Parità di diritti e di retribuzioni

ocminLa Giornata europea per la parità retributiva è giunta quest’anno alla sua quinta edizione. Proclamata dall’Europa nel 2011, la data del 28 febbraio coincide con il cinquantanovesimo giorno dell’anno e sta ad indicare il numero dei giorni di lavoro – per l’appunto cinquantanove – che una donna dovrebbe svolgere in più all’anno per arrivare a guadagnare quanto un uomo.

Il tema della parità retributiva è stato anche al centro del convegno “Perché le donne guadagnano meno?”, organizzato dal “Tavolo lavoro conciliazione e salute delle donne” della provincia di Ravenna, in collaborazione con Cgil Cisl Uil e Camera di Commercio di Ravenna.
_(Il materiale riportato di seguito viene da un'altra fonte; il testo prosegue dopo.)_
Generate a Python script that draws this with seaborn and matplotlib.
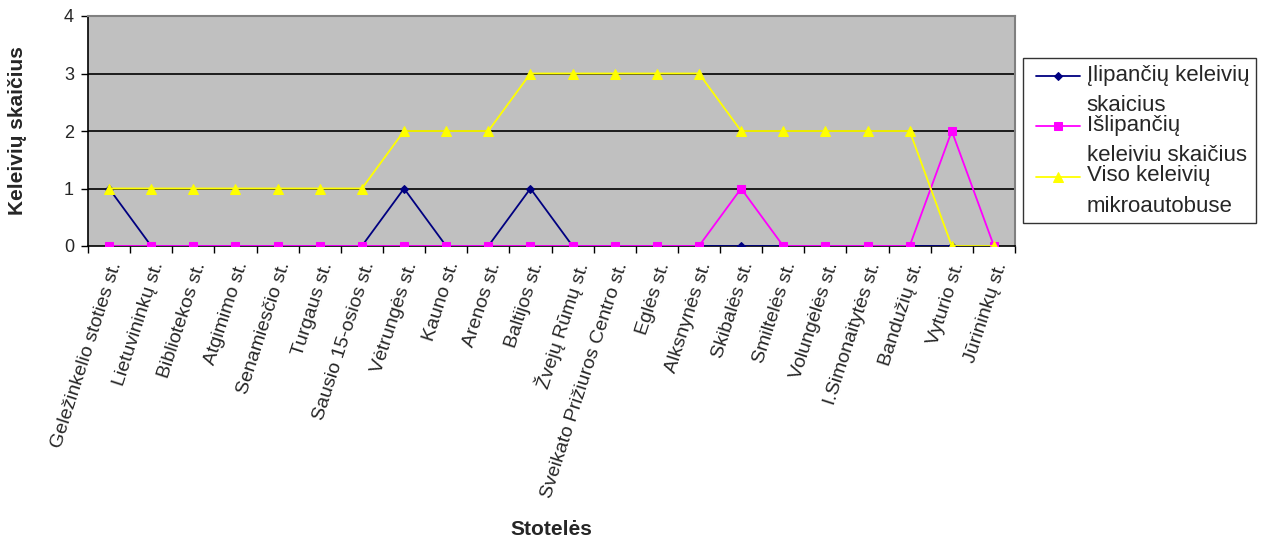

Il divario retributivo di genere, definito come “la differenza di remunerazione tra donne e uomini calcolata sulla base del differenziale medio nel salario orario lordo di lavoratrici e lavoratori”, sebbene i passi in avanti compiuti, esiste ancora, anzi in alcuni paesi negli ultimi anni ha ripreso a crescere. Il divario esiste quando uomini e donne ricevono un diverso compenso per lo svolgimento di uno stesso lavoro o di un lavoro equivalente.

Se la differenza si colloca tra il 17 e il 22 per cento vuol dire che le lavoratrici ricevono una paga oraria inferiore rispetto ai corrispondenti lavoratori maschi. Gli ultimi dati Eurostat indicano un divario retributivo medio nell’Unione europea del 16,4%. In Italia è tra i più bassi dell’UE, 6,7%, minore solo in Slovenia, Malta e Polonia. Quello più elevato si registra invece in Estonia, Germania e Austria. In Danimarca, nella Repubblica Ceca, in Austria, nei Paesi Bassi e a Cipro se ne registra una costante riduzione. In Ungheria, Portogallo, Estonia, Bulgaria, Irlanda e Spagna, il divario retributivo tra i sessi risulta in aumento. Ai risultati positivi hanno contribuito sicuramente i diversi provvedimenti sia a livello internazionale, sia a livello europeo e nazionale sollecitando e promuovendo interventi e buone prassi nei singoli paesi.

La Convenzione ILO C100 sulla Parità Retributiva, ad esempio, oppure il Trattato dell’Unione Europea e le diverse Direttive comunitarie che hanno sancito chiaramente il principio della parità retributiva di genere. La Direttiva 2006/54/CE, del Parlamento e del Consiglio del 5 luglio 2006, riguardante l’attuazione del principio delle pari opportunità e della parità di trattamento tra uomini e donne in materia di occupazione e impiego, ha ribadito il divieto di discriminazione per quanto riguarda uno stesso lavoro o uno uguale e la parità di trattamento nel settore dei regimi professionali di sicurezza sociale. La parità retributiva è, inoltre, uno dei cinque obiettivi della Strategia europea sulla parità di genere 2010-2015 e una delle priorità della Strategia 2020. A livello nazionale il Codice per le Pari Opportunità ha regolamentato il divieto di discriminazione retributiva nelle progressioni di carriera e nell’accesso alle prestazioni previdenziali, comprese le forme pensionistiche complementari e collettive. Ma poiché i dati statistici evidenziano ancora forti divari retributivi in diversi Paesi dell’Unione Europea, è necessario proseguire in questo impegno senza arretrare e facendo ciascuno la propria parte.

Come donne della Cisl, pur costatando in Italia una minore problematica da questo punto di vista, dobbiamo continuare a lavorare per raggiungere ulteriori risultati fino al superamento di ogni forma di discriminazione in ogni ambito sociale e lavorativo. Per eliminare la disparità salariale occorre puntare contemporaneamente alla realizzazione di tutta una serie di condizioni che incidono direttamente o indirettamente sulla stessa: favorire, attraverso politiche mirate, l’ingresso e la permanenza al lavoro delle donne, facilitare la conciliazione tra lavoro e famiglia, promuovere la condivisione delle responsabilità genitoriali e di cura, il benessere organizzativo in azienda e contrastare la segmentazione del lavoro femminile sostenendo una maggiore partecipazione delle donne ai processi decisionali e presenza nelle posizioni apicali. Il sindacato, lo ribadiamo, può fare molto in questo senso, sia attraverso la contrattazione collettiva, in particolare quella aziendale e territoriale, sia mediante lo strumento fondamentale della bilateralità.